**Set problem:**
Please give back word for word the lines below, from the first one through the one with "var years = [1, 2, 3, 4, 5, 6];".
** Start of Materials provided **
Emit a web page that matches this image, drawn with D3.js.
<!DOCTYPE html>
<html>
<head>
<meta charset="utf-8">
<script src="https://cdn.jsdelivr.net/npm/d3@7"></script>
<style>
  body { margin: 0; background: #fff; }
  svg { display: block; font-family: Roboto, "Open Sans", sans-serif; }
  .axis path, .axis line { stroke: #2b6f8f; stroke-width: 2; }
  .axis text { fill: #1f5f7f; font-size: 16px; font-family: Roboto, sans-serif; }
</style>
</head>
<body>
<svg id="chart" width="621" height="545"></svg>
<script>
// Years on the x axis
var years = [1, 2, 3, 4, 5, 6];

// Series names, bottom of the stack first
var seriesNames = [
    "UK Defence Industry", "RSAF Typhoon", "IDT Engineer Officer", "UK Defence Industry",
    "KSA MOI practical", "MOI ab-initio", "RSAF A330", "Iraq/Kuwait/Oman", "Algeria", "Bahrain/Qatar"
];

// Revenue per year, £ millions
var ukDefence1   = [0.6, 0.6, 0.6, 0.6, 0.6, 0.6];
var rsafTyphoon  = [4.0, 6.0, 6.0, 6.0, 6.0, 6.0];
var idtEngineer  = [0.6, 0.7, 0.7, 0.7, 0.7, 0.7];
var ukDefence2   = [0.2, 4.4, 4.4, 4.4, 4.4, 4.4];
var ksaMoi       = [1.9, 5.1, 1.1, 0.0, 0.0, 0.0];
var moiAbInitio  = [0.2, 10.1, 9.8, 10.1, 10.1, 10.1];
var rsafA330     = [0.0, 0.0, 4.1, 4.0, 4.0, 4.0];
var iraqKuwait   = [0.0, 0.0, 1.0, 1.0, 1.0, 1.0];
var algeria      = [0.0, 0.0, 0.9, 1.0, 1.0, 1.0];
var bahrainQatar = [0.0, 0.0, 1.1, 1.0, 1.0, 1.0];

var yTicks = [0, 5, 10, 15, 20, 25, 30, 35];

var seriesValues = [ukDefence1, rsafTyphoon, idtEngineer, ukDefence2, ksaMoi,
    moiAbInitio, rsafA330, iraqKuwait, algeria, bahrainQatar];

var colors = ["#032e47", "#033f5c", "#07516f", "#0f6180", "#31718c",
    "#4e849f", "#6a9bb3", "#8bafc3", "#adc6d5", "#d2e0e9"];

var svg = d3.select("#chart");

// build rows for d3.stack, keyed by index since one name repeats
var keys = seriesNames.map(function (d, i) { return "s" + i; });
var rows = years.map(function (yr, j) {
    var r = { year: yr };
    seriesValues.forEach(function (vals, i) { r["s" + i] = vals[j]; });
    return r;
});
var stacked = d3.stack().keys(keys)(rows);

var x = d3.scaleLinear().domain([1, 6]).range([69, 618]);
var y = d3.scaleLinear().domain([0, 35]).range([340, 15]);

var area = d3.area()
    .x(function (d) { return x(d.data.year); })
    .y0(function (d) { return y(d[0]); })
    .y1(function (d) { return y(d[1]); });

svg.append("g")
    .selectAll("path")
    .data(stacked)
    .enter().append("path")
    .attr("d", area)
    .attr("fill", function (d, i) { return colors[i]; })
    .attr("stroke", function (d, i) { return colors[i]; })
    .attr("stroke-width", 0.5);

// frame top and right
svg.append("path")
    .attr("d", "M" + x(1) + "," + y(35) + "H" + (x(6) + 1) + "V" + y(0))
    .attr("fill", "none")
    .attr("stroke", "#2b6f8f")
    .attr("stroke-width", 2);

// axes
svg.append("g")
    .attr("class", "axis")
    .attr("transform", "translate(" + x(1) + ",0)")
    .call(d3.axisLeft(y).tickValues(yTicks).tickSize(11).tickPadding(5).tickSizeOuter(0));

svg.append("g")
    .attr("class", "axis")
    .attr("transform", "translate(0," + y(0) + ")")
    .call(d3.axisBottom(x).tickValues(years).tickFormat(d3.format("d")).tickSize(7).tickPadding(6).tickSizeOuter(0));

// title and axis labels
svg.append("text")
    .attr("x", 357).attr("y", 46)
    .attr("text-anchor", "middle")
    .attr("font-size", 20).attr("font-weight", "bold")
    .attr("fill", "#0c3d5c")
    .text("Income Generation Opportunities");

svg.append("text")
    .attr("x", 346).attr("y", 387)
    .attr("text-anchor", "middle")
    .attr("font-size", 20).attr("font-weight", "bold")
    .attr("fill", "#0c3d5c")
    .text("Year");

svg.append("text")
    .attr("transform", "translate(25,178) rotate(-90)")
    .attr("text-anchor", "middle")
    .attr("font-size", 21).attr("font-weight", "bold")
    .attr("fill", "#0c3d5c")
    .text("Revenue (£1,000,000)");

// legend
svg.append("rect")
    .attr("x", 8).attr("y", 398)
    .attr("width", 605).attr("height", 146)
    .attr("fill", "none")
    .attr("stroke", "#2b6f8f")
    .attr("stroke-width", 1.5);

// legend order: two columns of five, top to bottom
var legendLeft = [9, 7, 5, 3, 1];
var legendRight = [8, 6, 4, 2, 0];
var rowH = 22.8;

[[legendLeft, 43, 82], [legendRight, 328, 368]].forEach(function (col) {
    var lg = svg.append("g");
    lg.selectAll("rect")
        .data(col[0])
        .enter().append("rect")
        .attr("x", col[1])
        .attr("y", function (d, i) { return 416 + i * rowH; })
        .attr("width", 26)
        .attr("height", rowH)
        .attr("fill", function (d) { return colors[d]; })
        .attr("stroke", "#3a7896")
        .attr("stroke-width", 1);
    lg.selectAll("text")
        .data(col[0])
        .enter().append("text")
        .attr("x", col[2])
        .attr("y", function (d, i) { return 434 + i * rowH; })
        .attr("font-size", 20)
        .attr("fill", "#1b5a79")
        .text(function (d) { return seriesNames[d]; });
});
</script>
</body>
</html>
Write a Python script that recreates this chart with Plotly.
** End of Materials provided **
**Exercise result:**
Emit a web page that matches this image, drawn with D3.js.
<!DOCTYPE html>
<html>
<head>
<meta charset="utf-8">
<script src="https://cdn.jsdelivr.net/npm/d3@7"></script>
<style>
  body { margin: 0; background: #fff; }
  svg { display: block; font-family: Roboto, "Open Sans", sans-serif; }
  .axis path, .axis line { stroke: #2b6f8f; stroke-width: 2; }
  .axis text { fill: #1f5f7f; font-size: 16px; font-family: Roboto, sans-serif; }
</style>
</head>
<body>
<svg id="chart" width="621" height="545"></svg>
<script>
// Years on the x axis
var years = [1, 2, 3, 4, 5, 6];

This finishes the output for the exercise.